Dataset excerpt -

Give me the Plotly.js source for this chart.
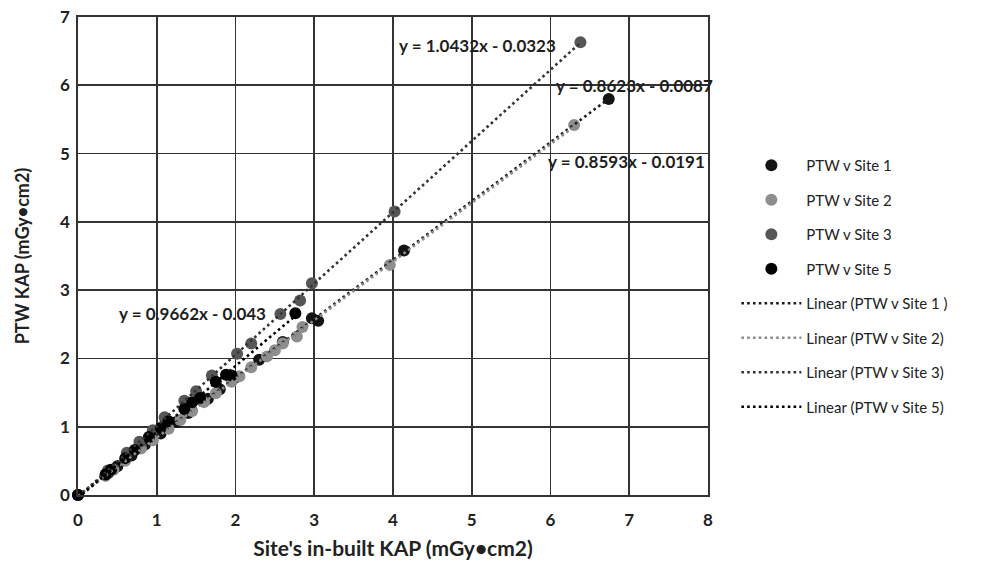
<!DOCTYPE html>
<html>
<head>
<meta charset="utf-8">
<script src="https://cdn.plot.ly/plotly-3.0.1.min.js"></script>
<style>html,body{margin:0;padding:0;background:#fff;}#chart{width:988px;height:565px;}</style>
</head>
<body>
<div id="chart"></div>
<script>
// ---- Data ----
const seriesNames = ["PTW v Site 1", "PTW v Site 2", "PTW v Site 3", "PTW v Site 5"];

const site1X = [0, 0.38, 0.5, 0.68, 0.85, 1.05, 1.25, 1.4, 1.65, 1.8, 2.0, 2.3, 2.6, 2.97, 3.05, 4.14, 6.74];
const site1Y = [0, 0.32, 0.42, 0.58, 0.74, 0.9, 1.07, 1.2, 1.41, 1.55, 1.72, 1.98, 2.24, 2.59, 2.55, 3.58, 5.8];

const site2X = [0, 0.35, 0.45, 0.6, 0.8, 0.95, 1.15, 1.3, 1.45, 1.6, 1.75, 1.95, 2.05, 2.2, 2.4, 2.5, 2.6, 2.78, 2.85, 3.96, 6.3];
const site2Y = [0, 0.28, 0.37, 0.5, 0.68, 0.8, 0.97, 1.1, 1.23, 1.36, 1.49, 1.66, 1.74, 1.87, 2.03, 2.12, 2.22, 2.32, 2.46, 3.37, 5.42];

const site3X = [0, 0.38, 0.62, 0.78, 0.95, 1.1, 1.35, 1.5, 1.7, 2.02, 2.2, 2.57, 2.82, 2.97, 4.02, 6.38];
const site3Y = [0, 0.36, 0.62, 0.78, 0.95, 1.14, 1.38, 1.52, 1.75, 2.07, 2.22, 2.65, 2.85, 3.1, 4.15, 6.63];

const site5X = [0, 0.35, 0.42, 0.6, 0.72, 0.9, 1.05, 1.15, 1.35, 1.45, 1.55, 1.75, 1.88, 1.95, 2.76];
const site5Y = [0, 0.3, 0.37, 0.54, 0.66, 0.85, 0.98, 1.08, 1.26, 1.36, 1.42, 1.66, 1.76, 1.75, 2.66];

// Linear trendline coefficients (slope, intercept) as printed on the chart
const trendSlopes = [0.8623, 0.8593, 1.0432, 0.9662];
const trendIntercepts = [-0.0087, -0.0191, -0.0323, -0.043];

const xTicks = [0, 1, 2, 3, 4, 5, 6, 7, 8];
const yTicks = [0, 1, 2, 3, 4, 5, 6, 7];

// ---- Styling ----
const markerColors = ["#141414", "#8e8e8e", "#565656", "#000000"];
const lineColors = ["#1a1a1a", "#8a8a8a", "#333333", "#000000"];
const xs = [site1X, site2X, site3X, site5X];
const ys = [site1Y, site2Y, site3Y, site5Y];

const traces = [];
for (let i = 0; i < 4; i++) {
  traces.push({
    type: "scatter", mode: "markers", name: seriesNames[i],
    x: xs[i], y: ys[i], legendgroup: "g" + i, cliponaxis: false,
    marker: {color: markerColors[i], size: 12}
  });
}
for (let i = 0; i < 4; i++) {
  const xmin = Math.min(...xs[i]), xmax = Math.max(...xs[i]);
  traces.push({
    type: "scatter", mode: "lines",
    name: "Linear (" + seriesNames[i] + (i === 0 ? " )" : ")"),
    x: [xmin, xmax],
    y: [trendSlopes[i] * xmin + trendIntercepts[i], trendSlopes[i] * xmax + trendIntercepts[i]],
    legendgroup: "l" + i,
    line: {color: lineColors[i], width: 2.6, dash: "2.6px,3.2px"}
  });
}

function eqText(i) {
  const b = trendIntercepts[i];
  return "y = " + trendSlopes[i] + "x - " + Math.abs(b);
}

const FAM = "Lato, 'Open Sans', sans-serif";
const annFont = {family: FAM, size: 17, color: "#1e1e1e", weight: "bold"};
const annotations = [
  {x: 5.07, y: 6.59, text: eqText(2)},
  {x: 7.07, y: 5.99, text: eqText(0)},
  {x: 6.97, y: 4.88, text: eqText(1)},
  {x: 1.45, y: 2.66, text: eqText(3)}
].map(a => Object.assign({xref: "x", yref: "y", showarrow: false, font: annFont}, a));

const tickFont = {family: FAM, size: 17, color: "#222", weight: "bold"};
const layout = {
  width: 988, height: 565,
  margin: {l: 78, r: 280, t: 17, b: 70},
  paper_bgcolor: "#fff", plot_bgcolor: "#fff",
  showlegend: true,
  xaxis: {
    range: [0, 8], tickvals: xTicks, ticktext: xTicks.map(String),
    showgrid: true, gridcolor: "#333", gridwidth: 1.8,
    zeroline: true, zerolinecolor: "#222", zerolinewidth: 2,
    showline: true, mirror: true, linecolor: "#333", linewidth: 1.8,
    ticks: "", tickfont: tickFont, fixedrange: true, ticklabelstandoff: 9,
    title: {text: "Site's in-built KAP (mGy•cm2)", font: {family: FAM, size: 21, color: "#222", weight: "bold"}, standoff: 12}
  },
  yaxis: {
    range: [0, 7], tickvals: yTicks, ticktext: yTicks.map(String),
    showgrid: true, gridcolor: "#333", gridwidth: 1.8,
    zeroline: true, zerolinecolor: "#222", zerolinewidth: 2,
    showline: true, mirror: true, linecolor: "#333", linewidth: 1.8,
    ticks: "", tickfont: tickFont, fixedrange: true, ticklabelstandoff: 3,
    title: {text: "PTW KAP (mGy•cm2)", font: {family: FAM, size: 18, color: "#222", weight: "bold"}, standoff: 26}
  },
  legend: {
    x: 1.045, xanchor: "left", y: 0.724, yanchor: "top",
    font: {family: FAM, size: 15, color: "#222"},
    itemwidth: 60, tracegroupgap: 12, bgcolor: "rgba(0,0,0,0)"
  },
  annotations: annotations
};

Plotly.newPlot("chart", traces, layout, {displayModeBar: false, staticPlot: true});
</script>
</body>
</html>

Aim - Repeat, exactly and in full, each line from the start of the data to the line that contains "2.55, 3.58, 5.8];". Pictures do not go in.

Task answer -
Give me the Plotly.js source for this chart.
<!DOCTYPE html>
<html>
<head>
<meta charset="utf-8">
<script src="https://cdn.plot.ly/plotly-3.0.1.min.js"></script>
<style>html,body{margin:0;padding:0;background:#fff;}#chart{width:988px;height:565px;}</style>
</head>
<body>
<div id="chart"></div>
<script>
// ---- Data ----
const seriesNames = ["PTW v Site 1", "PTW v Site 2", "PTW v Site 3", "PTW v Site 5"];

const site1X = [0, 0.38, 0.5, 0.68, 0.85, 1.05, 1.25, 1.4, 1.65, 1.8, 2.0, 2.3, 2.6, 2.97, 3.05, 4.14, 6.74];
const site1Y = [0, 0.32, 0.42, 0.58, 0.74, 0.9, 1.07, 1.2, 1.41, 1.55, 1.72, 1.98, 2.24, 2.59, 2.55, 3.58, 5.8];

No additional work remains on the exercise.